Although a small amount of energy is produced per piezo element, per step, the aggregation of such systems in heavily trafficked areas can produce a significant amount of electricity to be stored for local onsite powering of street signs, lights, and other facilities.
“The piezo element has a very long lifetime, but these are modular systems that could be easily updated over time,” he said. The glass lid can be removed so the piezo element and electronics system can be updated with newer technologies.”
Many of the site’s engineering applications are based on fundamental research by the lab of Alper Erturk, an associate professor in Georgia Tech’s George W. Woodruff School of Mechanical Engineering.
Erturk, Stern, and their graduate students, for instance, have utilised a method of vibrating a piezo element’s edge, called plucking, allowing for the coupling of the piezoelectric material’s inherently high resonant frequency, to the low frequency of human scale motion. This has various applications intended for biomechanical energy harvesting.
In future smart cities applications, lattices of pressure-sensitive sensors underneath roadways could produce wireless, real-time signals distributing information about roadway conditions, temperature, or traffic.
Roadway sensors and autonomous vehicles could share information, and vehicles could communicate with each other through the roadway’s wireless system.

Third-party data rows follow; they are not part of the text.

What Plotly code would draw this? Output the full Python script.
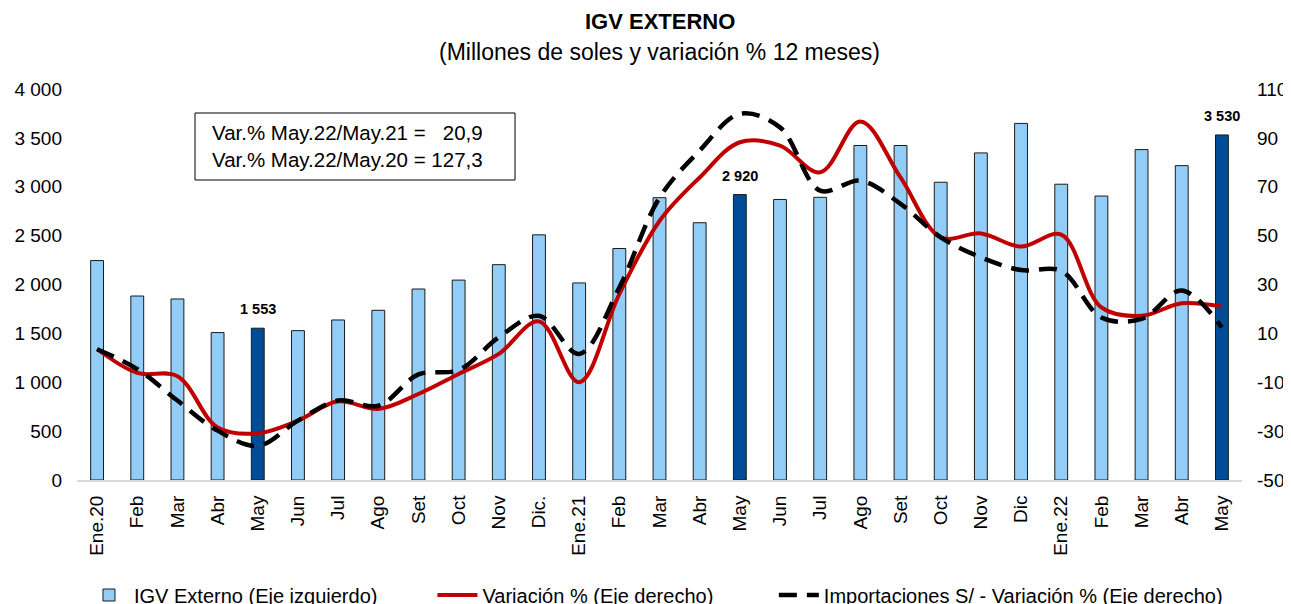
import plotly.graph_objects as go

categories = ["Ene.20", "Feb", "Mar", "Abr", "May", "Jun", "Jul", "Ago", "Set", "Oct", "Nov", "Dic.",
              "Ene.21", "Feb", "Mar", "Abr", "May", "Jun", "Jul", "Ago", "Set", "Oct", "Nov", "Dic",
              "Ene.22", "Feb", "Mar", "Abr", "May"]

igv_externo = [2245, 1882, 1852, 1508, 1553, 1528, 1637, 1736, 1954, 2045, 2203, 2508,
               2016, 2368, 2888, 2632, 2920, 2870, 2892, 3422, 3422, 3046, 3346, 3648,
               3026, 2905, 3380, 3216, 3530]

variacion = [3.6, -6.2, -7.5, -28.5, -30.9, -25.7, -17.8, -20.9, -14.8, -6.6, 1.6, 14.9,
             -10.0, 26.1, 56.0, 73.8, 88.2, 86.8, 75.9, 96.7, 73.8, 49.3, 50.9, 45.5,
             50.4, 20.6, 17.2, 22.3, 20.9]

importaciones = [3.5, -4.6, -17.5, -29.8, -36.0, -25.7, -17.5, -19.6, -6.8, -5.0, 8.4, 17.2,
                 1.6, 28.8, 65.5, 84.8, 99.8, 94.3, 68.4, 72.5, 63.0, 49.3, 41.1, 35.9,
                 35.6, 16.5, 15.9, 27.5, 12.4]

highlight = [4, 16, 28]  # May of each year

left_ticks = [0, 500, 1000, 1500, 2000, 2500, 3000, 3500, 4000]
right_ticks = [-50, -30, -10, 10, 30, 50, 70, 90, 110]

series_names = ["IGV Externo (Eje izquierdo)", "Variación % (Eje derecho)",
                "Importaciones S/ - Variación % (Eje derecho)"]


def fmt_thousands(v):
    return f"{v:,}".replace(",", " ")


NB = "\u00a0"
x = list(range(len(categories)))
bar_colors = ["#004C97" if i in highlight else "#92CDF7" for i in x]

FONT = "Arial, Liberation Sans, sans-serif"

fig = go.Figure()
fig.add_trace(go.Bar(
    x=x, y=igv_externo, name=series_names[0] + NB * 9,
    marker=dict(color=bar_colors, line=dict(color="#1a1a1a", width=1)),
    width=0.32, yaxis="y",
))
fig.add_trace(go.Scatter(
    x=x, y=variacion, name=series_names[1] + NB * 10, mode="lines",
    line=dict(color="#C00000", width=4, shape="spline", smoothing=1.0),
    yaxis="y2",
))
fig.add_trace(go.Scatter(
    x=x, y=importaciones, name=series_names[2], mode="lines",
    line=dict(color="#000000", width=4.5, shape="spline", smoothing=1.0, dash="18px,10px"),
    yaxis="y2",
))

annotations = []
for i in highlight:
    annotations.append(dict(
        x=i, y=igv_externo[i], xref="x", yref="y", text=f"<b>{fmt_thousands(igv_externo[i])}</b>",
        showarrow=False, yanchor="bottom", yshift=9, font=dict(family=FONT, size=14.5, color="#000"),
    ))

# Title and subtitle
annotations.append(dict(x=0.5, y=1.1714, xref="paper", yref="paper", text="<b>IGV EXTERNO</b>",
                        showarrow=False, yanchor="middle", xanchor="center",
                        font=dict(family=FONT, size=22, color="#000")))
annotations.append(dict(x=0.5, y=1.0946, xref="paper", yref="paper",
                        text="(Millones de soles y variación % 12 meses)",
                        showarrow=False, yanchor="middle", xanchor="center",
                        font=dict(family=FONT, size=23, color="#000")))

# Box text
annotations.append(dict(
    x=0.1142, y=0.853, xref="paper", yref="paper", xanchor="left", yanchor="middle", align="left",
    text="Var.% May.22/May.21 =" + NB * 3 + "20,9<br>Var.% May.22/May.20 = 127,3",
    showarrow=False, font=dict(family=FONT, size=20.5, color="#000"),
))

shapes = [dict(type="rect", xref="paper", yref="paper", x0=0.1013, x1=0.376, y0=0.7673, y1=0.9386,
               line=dict(color="#000", width=1), fillcolor="rgba(0,0,0,0)", layer="above")]

# The page body adds an 8px offset; the figure is sized/placed to compensate.
fig.update_layout(
    width=1283, height=596,
    margin=dict(l=69, r=49, t=81, b=124, autoexpand=False),
    paper_bgcolor="white", plot_bgcolor="white",
    font=dict(family=FONT, size=18, color="#000"),
    bargap=0.68,
    showlegend=True,
    legend=dict(orientation="h", x=0.006, xanchor="left", yref="container", y=0.0151, yanchor="middle",
                font=dict(family=FONT, size=20, color="#000"),
                itemwidth=40, traceorder="normal"),
    xaxis=dict(tickmode="array", tickvals=x, ticktext=categories, tickangle=-90,
               range=[-0.5, len(categories) - 0.5], showgrid=False, zeroline=False,
               showline=True, linecolor="#D9D9D9", linewidth=2, ticks="",
               tickfont=dict(family=FONT, size=19, color="#000"), ticklabelstandoff=6),
    yaxis=dict(range=[0, 4000], tickmode="array", tickvals=left_ticks,
               ticktext=[fmt_thousands(v) for v in left_ticks], showgrid=False, zeroline=False,
               showline=False, ticks="", tickfont=dict(family=FONT, size=19, color="#000"),
               ticklabelstandoff=14),
    yaxis2=dict(range=[-50, 110], tickmode="array", tickvals=right_ticks,
                ticktext=[str(v) for v in right_ticks], overlaying="y", side="right",
                showgrid=False, zeroline=False, showline=False, ticks="",
                tickfont=dict(family=FONT, size=19, color="#000"), ticklabelstandoff=14),
    annotations=annotations,
    shapes=shapes,
)

fig.write_html("out.html")
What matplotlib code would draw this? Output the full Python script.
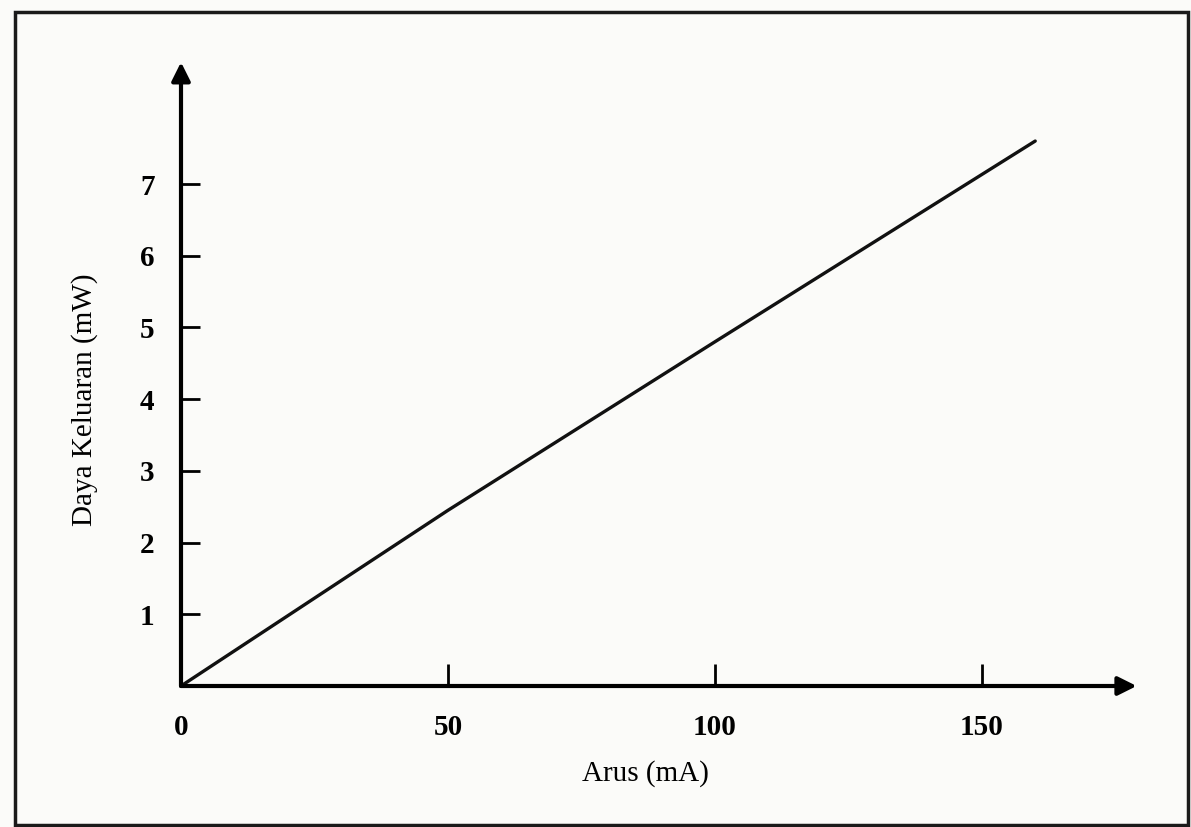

Indoor flooring systems powered by piezoelectricity could provide safety monitoring and sensing capabilities without being plugged into to the grid.
“We need a more flexible use of the electric grid,” Stern said. “Our goal is to develop more self-powered, self-generating systems with added storage that will give us more choices in energy usage and minimise waste. As much as possible, we should convert wasted mechanical energy—human and vehicle movement—into usable energy generation and storage.”